Residential rental property tax changes

On 23rd of March 2021, the Government introduced two significant changes to the taxation of residential rental properties to ease investor demand and slow runaway house prices.

Extension of the brightline test to 10 years

The first significant change was the extension of the 5-year brightline test to 10-years for residential land acquired on or after 27 March 2021. ‘Acquired’ is generally the date the sale and purchase agreement is signed. In some circumstances the current 5-year brightline test will continue to apply instead of the new 10-year rule. Those circumstances are:


  • where the property is a ‘new build’, or
  • where residential land was acquired on or after 29 March 2018 and before 27 March 2021, or
  • where residential land was acquired on or after 27 March 2021 following an offer made by the purchaser on 23 March 2021 or earlier, and the offer could not be revoked before 27 March 2021.


At this stage little detail is available on exactly what a ‘new build’ is, other than it is likely to include properties acquired within a year of receiving their Code of Compliance Certificate. The Government is consulting with various parties on this matter and detail is expected before October 2021.


As well as extending the brightline test to 10-years, the Government has also changed the exemptions for main homes and business premises. The previous main home exemption will continue to apply for properties which are subject to the 5-year brightline test. That is, the brightline test will not apply if the property is the person’s main home for more than 50 per cent of the brightline period, and the person has not previously used the main home exemption twice in the 2 years prior to sale.


For a property subject to the 10-year brightline test, the exemption will now only apply for the period the property is actually used as the person’s main home. There is a change of use buffer that allows for the property to be used for a continuous period of up to 12 months for other than as a main home, however, that period must be immediately before or after the person has used the property as their main home.


The business premises exemption has also been changed for short-stay accommodation properties subject to the 10-year brightline test.

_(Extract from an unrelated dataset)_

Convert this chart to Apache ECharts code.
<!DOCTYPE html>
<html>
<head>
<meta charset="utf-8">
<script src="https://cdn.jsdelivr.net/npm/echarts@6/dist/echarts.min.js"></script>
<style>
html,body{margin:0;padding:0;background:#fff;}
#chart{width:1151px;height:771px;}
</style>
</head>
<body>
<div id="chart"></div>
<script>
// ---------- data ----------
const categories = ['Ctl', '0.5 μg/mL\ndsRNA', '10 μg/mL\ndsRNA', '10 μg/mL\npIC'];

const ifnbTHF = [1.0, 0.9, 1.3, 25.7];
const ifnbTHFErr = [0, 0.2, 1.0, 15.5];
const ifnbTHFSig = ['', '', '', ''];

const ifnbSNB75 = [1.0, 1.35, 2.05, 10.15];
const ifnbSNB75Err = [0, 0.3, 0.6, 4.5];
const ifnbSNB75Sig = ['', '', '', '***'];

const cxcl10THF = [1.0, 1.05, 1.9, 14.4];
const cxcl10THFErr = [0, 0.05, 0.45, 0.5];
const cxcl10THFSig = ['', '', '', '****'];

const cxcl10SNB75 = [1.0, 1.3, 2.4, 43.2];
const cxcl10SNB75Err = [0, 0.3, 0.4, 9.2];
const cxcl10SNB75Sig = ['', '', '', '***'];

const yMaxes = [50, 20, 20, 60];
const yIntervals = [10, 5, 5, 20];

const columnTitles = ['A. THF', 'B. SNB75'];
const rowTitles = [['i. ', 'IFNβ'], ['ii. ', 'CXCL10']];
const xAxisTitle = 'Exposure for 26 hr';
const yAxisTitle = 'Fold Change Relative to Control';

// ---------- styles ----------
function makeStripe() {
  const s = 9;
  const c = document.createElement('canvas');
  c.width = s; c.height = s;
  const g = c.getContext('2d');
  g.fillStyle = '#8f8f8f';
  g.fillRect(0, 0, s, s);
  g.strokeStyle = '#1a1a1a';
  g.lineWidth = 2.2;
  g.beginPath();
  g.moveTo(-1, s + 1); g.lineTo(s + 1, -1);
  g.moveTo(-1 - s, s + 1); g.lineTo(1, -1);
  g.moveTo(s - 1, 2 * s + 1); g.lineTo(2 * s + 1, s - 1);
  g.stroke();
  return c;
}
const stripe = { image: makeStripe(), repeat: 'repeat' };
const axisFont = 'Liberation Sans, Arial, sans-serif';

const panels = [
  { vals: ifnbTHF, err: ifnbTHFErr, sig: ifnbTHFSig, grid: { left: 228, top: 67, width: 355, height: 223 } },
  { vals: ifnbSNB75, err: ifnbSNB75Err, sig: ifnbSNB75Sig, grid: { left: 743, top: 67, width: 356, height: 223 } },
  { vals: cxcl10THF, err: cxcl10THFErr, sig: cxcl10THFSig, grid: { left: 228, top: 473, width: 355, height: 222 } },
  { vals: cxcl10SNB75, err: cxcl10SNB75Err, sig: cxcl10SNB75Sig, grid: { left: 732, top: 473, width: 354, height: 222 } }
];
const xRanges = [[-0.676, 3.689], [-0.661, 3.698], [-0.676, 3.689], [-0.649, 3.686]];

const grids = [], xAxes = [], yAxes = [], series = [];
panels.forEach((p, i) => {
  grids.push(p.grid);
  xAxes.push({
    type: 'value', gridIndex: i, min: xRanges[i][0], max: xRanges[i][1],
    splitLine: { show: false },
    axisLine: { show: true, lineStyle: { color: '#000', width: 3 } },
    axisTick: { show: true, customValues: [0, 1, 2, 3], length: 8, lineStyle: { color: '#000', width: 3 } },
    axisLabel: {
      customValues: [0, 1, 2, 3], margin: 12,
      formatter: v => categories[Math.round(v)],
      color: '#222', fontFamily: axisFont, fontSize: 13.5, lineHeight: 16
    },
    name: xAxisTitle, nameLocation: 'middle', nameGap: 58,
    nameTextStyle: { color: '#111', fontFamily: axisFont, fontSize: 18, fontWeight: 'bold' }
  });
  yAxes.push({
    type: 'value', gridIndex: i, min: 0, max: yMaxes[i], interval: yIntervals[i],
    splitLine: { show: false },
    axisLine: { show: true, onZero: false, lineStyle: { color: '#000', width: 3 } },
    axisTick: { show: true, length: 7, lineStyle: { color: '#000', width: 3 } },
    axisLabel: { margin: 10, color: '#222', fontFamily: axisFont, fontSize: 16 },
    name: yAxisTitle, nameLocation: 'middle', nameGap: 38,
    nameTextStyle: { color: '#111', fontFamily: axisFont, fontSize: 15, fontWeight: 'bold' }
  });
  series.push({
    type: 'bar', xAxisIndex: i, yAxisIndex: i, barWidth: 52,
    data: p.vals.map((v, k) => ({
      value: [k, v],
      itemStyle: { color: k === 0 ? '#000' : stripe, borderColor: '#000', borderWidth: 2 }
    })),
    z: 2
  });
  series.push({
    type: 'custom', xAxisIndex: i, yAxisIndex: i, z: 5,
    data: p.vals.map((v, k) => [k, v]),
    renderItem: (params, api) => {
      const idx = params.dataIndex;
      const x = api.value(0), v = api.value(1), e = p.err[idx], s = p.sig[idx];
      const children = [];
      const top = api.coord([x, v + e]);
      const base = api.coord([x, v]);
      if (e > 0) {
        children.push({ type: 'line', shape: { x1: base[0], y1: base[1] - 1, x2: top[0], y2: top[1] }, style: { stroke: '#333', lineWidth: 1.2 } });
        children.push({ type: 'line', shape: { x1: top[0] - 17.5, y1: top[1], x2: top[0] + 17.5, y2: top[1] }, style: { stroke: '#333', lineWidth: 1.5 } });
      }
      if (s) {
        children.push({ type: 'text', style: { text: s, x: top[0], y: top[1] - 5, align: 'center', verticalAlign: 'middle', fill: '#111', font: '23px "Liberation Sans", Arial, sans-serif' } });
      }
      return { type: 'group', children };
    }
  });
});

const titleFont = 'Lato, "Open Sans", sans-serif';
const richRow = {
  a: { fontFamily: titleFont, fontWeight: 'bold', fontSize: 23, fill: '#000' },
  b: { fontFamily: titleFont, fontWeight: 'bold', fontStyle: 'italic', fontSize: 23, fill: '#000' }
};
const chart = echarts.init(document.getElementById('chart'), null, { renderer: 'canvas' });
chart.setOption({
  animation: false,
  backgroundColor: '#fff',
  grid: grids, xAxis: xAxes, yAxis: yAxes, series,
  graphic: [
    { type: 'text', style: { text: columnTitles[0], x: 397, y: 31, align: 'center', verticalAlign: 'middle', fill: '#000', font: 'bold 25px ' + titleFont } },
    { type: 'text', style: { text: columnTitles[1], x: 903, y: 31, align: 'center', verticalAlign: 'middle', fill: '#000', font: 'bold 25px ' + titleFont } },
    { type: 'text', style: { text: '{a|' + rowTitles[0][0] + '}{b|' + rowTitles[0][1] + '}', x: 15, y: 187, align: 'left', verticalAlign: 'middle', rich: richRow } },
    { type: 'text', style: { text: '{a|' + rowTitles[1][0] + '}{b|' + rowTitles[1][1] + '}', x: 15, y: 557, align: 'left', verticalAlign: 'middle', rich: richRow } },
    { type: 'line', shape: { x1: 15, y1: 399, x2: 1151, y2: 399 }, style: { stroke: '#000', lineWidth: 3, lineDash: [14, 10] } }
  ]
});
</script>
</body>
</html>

This change will mean properties used solely for short-stay accommodation, or properties used as the family bach and for short-stay accommodation, will not qualify for the business exemption.

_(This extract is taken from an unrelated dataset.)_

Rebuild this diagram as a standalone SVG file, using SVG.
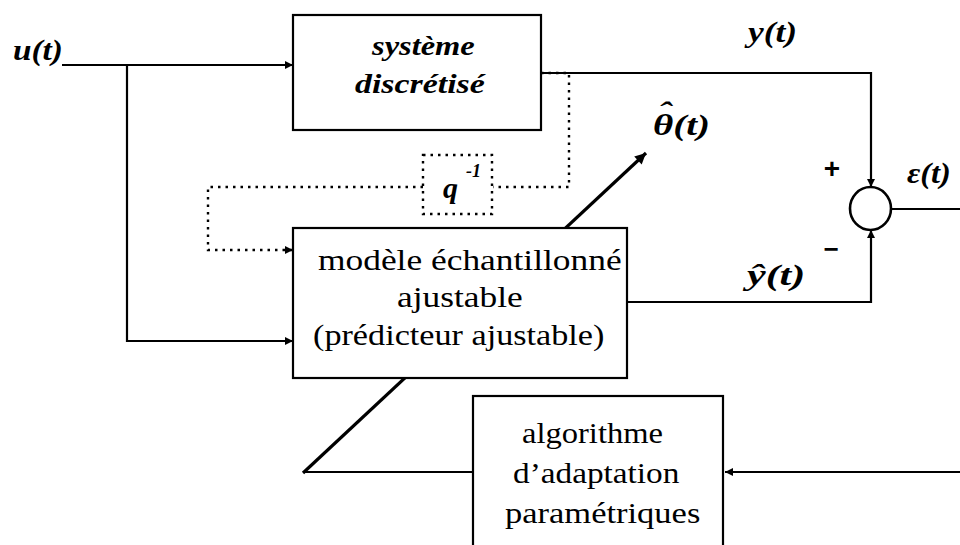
<svg xmlns="http://www.w3.org/2000/svg" width="960" height="545" viewBox="0 0 960 545">
  <style>
    .box { fill: #fff; stroke: #000; stroke-width: 2.2; }
    .dbox { fill: none; stroke: #000; stroke-width: 2.4; stroke-dasharray: 2.5 5; }
    .wire { fill: none; stroke: #000; stroke-width: 2.2; }
    .dot { fill: none; stroke: #000; stroke-width: 2.4; stroke-dasharray: 2.5 5; }
    .thick { fill: none; stroke: #000; stroke-width: 3.2; }
  </style>
  <defs>
    <marker id="arr" viewBox="0 0 10 10" refX="10" refY="5" markerWidth="9" markerHeight="8" markerUnits="userSpaceOnUse" orient="auto">
      <path d="M0,0 L10,5 L0,10 z" fill="#000"/>
    </marker>
    <marker id="arrBig" viewBox="0 0 10 10" refX="10" refY="5" markerWidth="13" markerHeight="11" markerUnits="userSpaceOnUse" orient="auto">
      <path d="M0,0 L10,5 L0,10 z" fill="#000"/>
    </marker>
  </defs>

  <!-- connectors -->
  <g id="connectors">
    <!-- input u(t) to the discretised system and to the adjustable model -->
    <path class="wire" d="M62,65 H293" marker-end="url(#arr)"/>
    <path class="wire" d="M127,65 V341 H293" marker-end="url(#arr)"/>
    <!-- plant output y(t) to the summing junction -->
    <path class="wire" d="M541,73 H871 V187" marker-end="url(#arr)"/>
    <!-- predictor output to the summing junction -->
    <path class="wire" d="M627,302 H871 V230" marker-end="url(#arr)"/>
    <!-- error e(t) going out and back to the adaptation algorithm -->
    <path class="wire" d="M891,209 H960"/>
    <path class="wire" d="M960,472 H725" marker-end="url(#arr)"/>
    <!-- delayed measurements through q^-1 -->
    <path class="dot" d="M541,73 H569 V187 H493"/>
    <path class="dot" d="M423,187 H208 V250 H293" marker-end="url(#arr)"/>
    <!-- parameter update: adaptation output through the model to theta-hat -->
    <path class="wire" d="M473,472 H303"/>
    <path class="thick" d="M303,473 L646,153" marker-end="url(#arrBig)"/>
  </g>

  <!-- discretised system (text slightly widened horizontally) -->
  <g id="systeme" font-family="Liberation Serif" font-style="italic" font-weight="bold" font-size="28">
    <rect class="box" x="293" y="15" width="248" height="115"/>
    <text transform="matrix(1.16 0 0 1 372 55)">système</text>
    <text transform="matrix(1.21 0 0 1 355 93)">discrétisé</text>
  </g>

  <!-- delay operator -->
  <g id="retard" font-family="Liberation Serif" font-style="italic" font-weight="bold">
    <rect class="dbox" x="423" y="155" width="69" height="59"/>
    <text x="443" y="198" font-size="30">q<tspan x="466" y="177" font-size="18">-1</tspan></text>
  </g>

  <!-- adjustable sampled model -->
  <g id="modele" font-family="Liberation Serif" font-size="30">
    <rect class="box" x="293" y="228" width="334" height="150"/>
    <text transform="matrix(1.18 0 0 1 318 270)">modèle échantillonné</text>
    <text transform="matrix(1.18 0 0 1 397 307)">ajustable</text>
    <text transform="matrix(1.14 0 0 1 313 345)">(prédicteur ajustable)</text>
  </g>

  <!-- summing junction -->
  <g id="somme" font-family="Liberation Sans" font-weight="bold">
    <ellipse cx="870.5" cy="208.5" rx="20.5" ry="21.5" fill="#fff" stroke="#000" stroke-width="2.6"/>
    <text x="832" y="178" text-anchor="middle" font-size="28">+</text>
    <text x="831" y="258" text-anchor="middle" font-size="26">−</text>
  </g>

  <!-- parameter adaptation algorithm -->
  <g id="algorithme" font-family="Liberation Serif" font-size="30">
    <rect class="box" x="473" y="396" width="250" height="170"/>
    <text transform="matrix(1.085 0 0 1 522 443)">algorithme</text>
    <text transform="matrix(1.11 0 0 1 513 483)">d’adaptation</text>
    <text transform="matrix(1.15 0 0 1 505 523)">paramétriques</text>
  </g>

  <!-- signal labels -->
  <g id="labels" font-family="Liberation Serif" font-style="italic" font-weight="bold" font-size="30">
    <text transform="matrix(1.11 0 0 1 13 60)">u(t)</text>
    <text transform="matrix(1.18 0 0 1 748 42)">y(t)</text>
    <text transform="matrix(1.3 0 0 1 653 135)">θ(t)<tspan x="4" y="-13">ˆ</tspan></text>
    <text transform="matrix(1.08 0 0 1 907 183)">ε(t)</text>
    <text transform="matrix(1.4 0 0 1 747 285)">ŷ(t)</text>
  </g>
</svg>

Removal of interest deductibility

The second significant change is the proposal to phase out interest deductions for residential rental properties from 1 October 2021. Limited information is currently available however at this stage the proposals are:

  • interest deductions on properties acquired on or after 27 March 2021 can no longer be claimed from 1 October 2021
  • interest on loans for properties acquired before 27 March 2021 can still be deducted but will reduce by 25 percent each income year such that by the 2026 income year no interest can be claimed
  • no interest deductions can be claimed from 1 October 2021 for new loans taken out for improvements to property acquired before 27 March 2021
  • taxpayers holding property on revenue account, such as developers, can continue to claim interest deductions
  • interest deductions can continue to be claimed on properties that qualify as a ‘new build’.


In summary, the extension of the brightline test to 10 years and the removal of interest deductibility are significant changes in the tax landscape of residential rental properties and will impact on the majority of landlords.